歯とからだの話
2018/08/17

おたふくかぜも、 本来は 口の中の病気

口の中というのは複雑かつデリケート。
ちょっとしたきっかけでいろいろな病気が発生します。

耳の下あたりがはれる病気で、おたふくかぜというのがあります。正しくは耳下腺炎といって、耳の下にある耳下腺が炎症を起こす病気です。
この耳下腺というのは、実は囗の中に唾液を分泌するための唾液腺のひとつなのです。

唾液腺は、おもなものでは耳下腺、顎下腺、舌下腺の三つがあり、
そのほかに小さなものがたくさんあってこれが囗の中に唾液を送り出しています。

そしてこの唾液が私たちの囗の中を健康に保ち、また消化を助けてくれているのです。
ですから唾液腺が病気になると、口の中の健康も保てなくなるし、食べ物の消化にも支障をきたします。
耳下腺炎は主として、子どもの病気ですが、慢性の唾液腺炎は、大人がかかります。
また炎症の副産物として唾液腺に石ができて痛む唾石症、唾液の分泌に支障が起きる唾液腺の嚢胞などがあります。

唾液の分泌が少なくなる口腔乾燥症はドライマウスともよばれ、
何かの原因で脱水症状を起こしたときや、糖尿病に伴うものなど、
いろいろなケースがあります。

また年をとると、だれでも唾液の分泌は減りますから、高齢者は大なり小なりこの症状をもっていると考えてよいでしょう。

そのほか、真菌といわれるカビの一種に感染して起こる
口腔カンジダ症というのもあります。

多くは口内炎のように口の中に潰瘍ができて広がります。
また、口の中にもガンはできます。多いのは舌、それから歯茎やほおの内側などです。異常に気づいたら、まずはかかりつけの歯医者さんに、そして場合によっては大きな病院の口腔外科にということになります。

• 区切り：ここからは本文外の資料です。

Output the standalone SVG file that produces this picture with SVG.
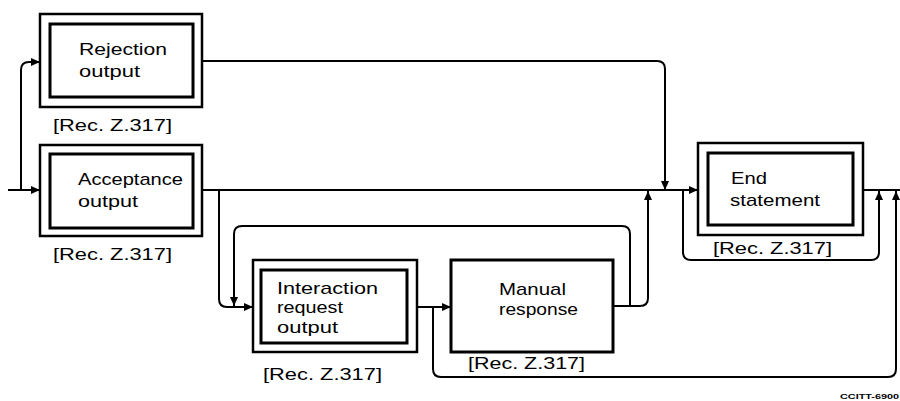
<svg xmlns="http://www.w3.org/2000/svg" width="900" height="401" viewBox="0 0 900 401">
<style>
.outer{fill:none;stroke:#000;stroke-width:2.5}
.inner{fill:none;stroke:#000;stroke-width:3}
.single{fill:none;stroke:#000;stroke-width:3}
.t{font-family:"Liberation Sans",Arial,sans-serif;font-size:17px;fill:#000}
.c{fill:none;stroke:#000;stroke-width:2}
.ref{font-family:"Liberation Sans",Arial,sans-serif;font-size:8px;font-weight:bold;fill:#000}
</style>
<defs>
<marker id="ah" markerWidth="10" markerHeight="10" refX="9" refY="5" orient="auto" markerUnits="userSpaceOnUse">
<path d="M0,1 L9,5 L0,9 Z" fill="#000"/>
</marker>
</defs>
<rect width="900" height="401" fill="#fff"/>
<g id="connectors">
<path class="c" d="M8,190 H40" marker-end="url(#ah)"/>
<path class="c" d="M21,190 V70 Q21,62 29,62 H40" marker-end="url(#ah)"/>
<path class="c" d="M202,61 H657 Q665,61 665,69 V190" marker-end="url(#ah)"/>
<path class="c" d="M202,190 H698" marker-end="url(#ah)"/>
<path class="c" d="M219,190 V299 Q219,307 227,307 H253" marker-end="url(#ah)"/>
<path class="c" d="M417,307 H451" marker-end="url(#ah)"/>
<path class="c" d="M613,306 H640 Q648,306 648,298 V191" marker-end="url(#ah)"/>
<path class="c" d="M630,306 V234 Q630,226 622,226 H242 Q234,226 234,234 V306" marker-end="url(#ah)"/>
<path class="c" d="M433,307 V369 Q433,377 441,377 H888 Q896,377 896,369 V191" marker-end="url(#ah)"/>
<path class="c" d="M863,190 H900"/>
<path class="c" d="M683,190 V252 Q683,260 691,260 H871 Q879,260 879,252 V191" marker-end="url(#ah)"/>
</g>
<g id="rejection">
<rect class="outer" x="40" y="14" width="162" height="93"/>
<rect class="inner" x="50" y="24" width="143" height="73"/>
<text class="t" x="79" y="55" textLength="88" lengthAdjust="spacingAndGlyphs">Rejection</text>
<text class="t" x="79" y="77" textLength="61" lengthAdjust="spacingAndGlyphs">output</text>
<text class="t" x="53" y="131" textLength="119" lengthAdjust="spacingAndGlyphs">[Rec. Z.317]</text>
</g>
<g id="acceptance">
<rect class="outer" x="40" y="145" width="162" height="91"/>
<rect class="inner" x="50" y="154" width="143" height="74"/>
<text class="t" x="78" y="185" textLength="105" lengthAdjust="spacingAndGlyphs">Acceptance</text>
<text class="t" x="78" y="207" textLength="60" lengthAdjust="spacingAndGlyphs">output</text>
<text class="t" x="53" y="260" textLength="119" lengthAdjust="spacingAndGlyphs">[Rec. Z.317]</text>
</g>
<g id="interaction">
<rect class="outer" x="253" y="260" width="164" height="92"/>
<rect class="inner" x="261" y="270" width="146" height="73"/>
<text class="t" x="277" y="294" textLength="101" lengthAdjust="spacingAndGlyphs">Interaction</text>
<text class="t" x="277" y="313" textLength="66" lengthAdjust="spacingAndGlyphs">request</text>
<text class="t" x="277" y="333" textLength="61" lengthAdjust="spacingAndGlyphs">output</text>
<text class="t" x="263" y="380" textLength="119" lengthAdjust="spacingAndGlyphs">[Rec. Z.317]</text>
</g>
<g id="manual">
<rect class="single" x="451" y="260" width="162" height="92"/>
<text class="t" x="499" y="295" textLength="67" lengthAdjust="spacingAndGlyphs">Manual</text>
<text class="t" x="499" y="315" textLength="79" lengthAdjust="spacingAndGlyphs">response</text>
<text class="t" x="468" y="369" textLength="117" lengthAdjust="spacingAndGlyphs">[Rec. Z.317]</text>
</g>
<g id="end">
<rect class="outer" x="698" y="143" width="165" height="92"/>
<rect class="inner" x="708" y="153" width="145" height="72"/>
<text class="t" x="731" y="184" textLength="36" lengthAdjust="spacingAndGlyphs">End</text>
<text class="t" x="730" y="206" textLength="90" lengthAdjust="spacingAndGlyphs">statement</text>
<text class="t" x="713" y="254" textLength="119" lengthAdjust="spacingAndGlyphs">[Rec. Z.317]</text>
</g>
<text class="ref" x="840" y="399" textLength="59" lengthAdjust="spacingAndGlyphs">CCITT-6900</text>
</svg>
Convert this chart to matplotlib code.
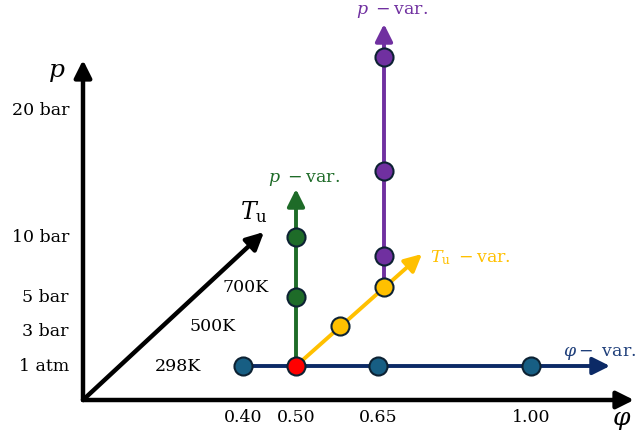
import numpy as np
import matplotlib.pyplot as plt

plt.rcParams['font.family'] = ['DejaVu Serif']
plt.rcParams['mathtext.fontset'] = 'dejavuserif'

# axis ticks of the schematic
phi_ticks = [0.40, 0.50, 0.65, 1.00]
phi_labels = ['0.40', '0.50', '0.65', '1.00']
p_ticks = [1.013, 3, 5, 10, 20]
p_labels = ['1 atm', '3 bar', '5 bar', '10 bar', '20 bar']
T_ticks = [298, 500, 700]
T_labels = ['298K', '500K', '700K']

# base condition
phi0, p0, T0 = 0.50, 1.013, 298

# variations
phi_var = [0.40, 0.65, 1.00]          # p = 1 atm, T = 298K
p_var_298 = [5, 10]                   # phi = 0.5, T = 298K
T_var = [500, 700]                    # phi = 0.5, p = 1 atm
p_var_700 = [3, 10, 20]               # phi = 0.5, T = 700K

# layout of the drawing (pixels)
phi_x = [243, 296, 378, 531]
p_y = [366, 331, 297, 237, 110]
origin = (83, 400)
depth = (88, -79)   # shift from 298K to 700K
shrink = 0.10       # perspective shrink at 700K


def proj(phi, p, T):
    d = (np.asarray(T, float) - T_ticks[0]) / (T_ticks[-1] - T_ticks[0])
    x = np.interp(phi, phi_ticks, phi_x) + d * depth[0]
    y0 = np.interp(p, p_ticks, p_y)
    y = p_y[0] - (p_y[0] - y0) * (1 - shrink * d) + d * depth[1]
    return np.broadcast_arrays(x, y)


c_blue_line = '#0c2a66'
c_blue_pt = '#175e83'
c_green = '#1e6b28'
c_purple = '#7030a0'
c_yellow = '#ffc000'
c_edge = '#0d2233'
fs = 12.5

fig = plt.figure(figsize=(6.39, 4.36), dpi=100)
ax = fig.add_axes([0, 0, 1, 1])
ax.set_xlim(0, 639)
ax.set_ylim(436, 0)
ax.axis('off')


def arrow(start, end, color, lw, ms):
    ax.annotate('', xy=end, xytext=start,
                arrowprops=dict(arrowstyle='-|>', color=color, lw=lw,
                                mutation_scale=ms, shrinkA=0, shrinkB=0))


# main axes
arrow(origin, (634, origin[1]), 'black', 3.2, 26)
arrow(origin, (origin[0], 60), 'black', 3.2, 26)
arrow(origin, (264, 232), 'black', 3.2, 26)

ax.text(622, 420, r'$\varphi$', fontsize=18, ha='center', va='center')
ax.text(57, 72, r'$p$', fontsize=18, ha='center', va='center')
ax.text(254, 212, r'$T_\mathrm{u}$', fontsize=17, ha='center', va='center')

for v, lab in zip(phi_ticks, phi_labels):
    x, _ = proj(v, p0, T0)
    ax.text(float(x), 417, lab, fontsize=fs, ha='center', va='center')
for v, lab in zip(p_ticks, p_labels):
    _, y = proj(phi0, v, T0)
    ax.text(69, float(y), lab, fontsize=fs, ha='right', va='center')
for v, lab in zip(T_ticks, T_labels):
    d = (v - T_ticks[0]) / (T_ticks[-1] - T_ticks[0])
    _, y = proj(phi0, p0, v)
    ax.text(178 + d * 68, float(y), lab, fontsize=fs, ha='center', va='center')

bx, by = (float(v) for v in proj(phi0, p0, T0))

# phi variation
xs, ys = proj(np.array(phi_var), p0, T0)
arrow((bx - 53, by), (610, by), c_blue_line, 2.8, 26)
ax.text(563, 353, r'$\varphi-$ var.', fontsize=fs, color='#1f3f7a',
        ha='left', va='center')

# p variation at 298K
gx, gy = proj(phi0, np.array(p_var_298), T0)
arrow((bx, by), (bx, 189), c_green, 2.8, 26)
ax.text(bx + 8, 179, r'$p\ -$var.', fontsize=fs, color=c_green,
        ha='center', va='center')

# T variation
tx, ty = proj(phi0, p0, np.array(T_var))
arrow((bx, by), (tx[-1] + 38, ty[-1] - 33), c_yellow, 2.8, 26)
ax.text(430, 258, r'$T_\mathrm{u}\ -$var.', fontsize=fs, color=c_yellow,
        ha='left', va='center')

# p variation at 700K
px, py = proj(phi0, np.array(p_var_700), 700)
arrow((tx[-1], ty[-1]), (px[0], 24), c_purple, 2.8, 26)
ax.text(px[0] + 8, 12, r'$p\ -$var.', fontsize=fs, color=c_purple,
        ha='center', va='center')

mk = dict(ms=13, mew=1.5, mec=c_edge, ls='none', marker='o', zorder=5)
ax.plot(xs, ys, mfc=c_blue_pt, **mk)
ax.plot(gx, gy, mfc=c_green, **mk)
ax.plot(px, py, mfc=c_purple, **mk)
ax.plot(tx, ty, mfc=c_yellow, **mk)
ax.plot([bx], [by], mfc='#ff0000', **mk)

fig.savefig('out.png', dpi=100)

心が引き起こす身体の病気、いわゆる心身症やノイローゼは、
口の中にも起こります。

緊張すると口の中がからからになるなど、口の中は人の心の動きに敏感に反応するところですから、ちょっとしたストレスが病気をつくってしまうことも、おおいにありえます。
また顎関節症や口腔乾燥症なども、調べてみると実は心に原因があったりしますし、心因性の味覚異常*なども少なくないようです。
最近増えているといわれる口臭ノイローゼなども、そのひとつでしょう。

味覚異常 囗の中の異常ですが、根源的にはほとんどが全身的、または心因的原因。寄生虫、麻薬、脳出血、精神障害などによっても引き起こされ、まれに遺伝性のものもあります。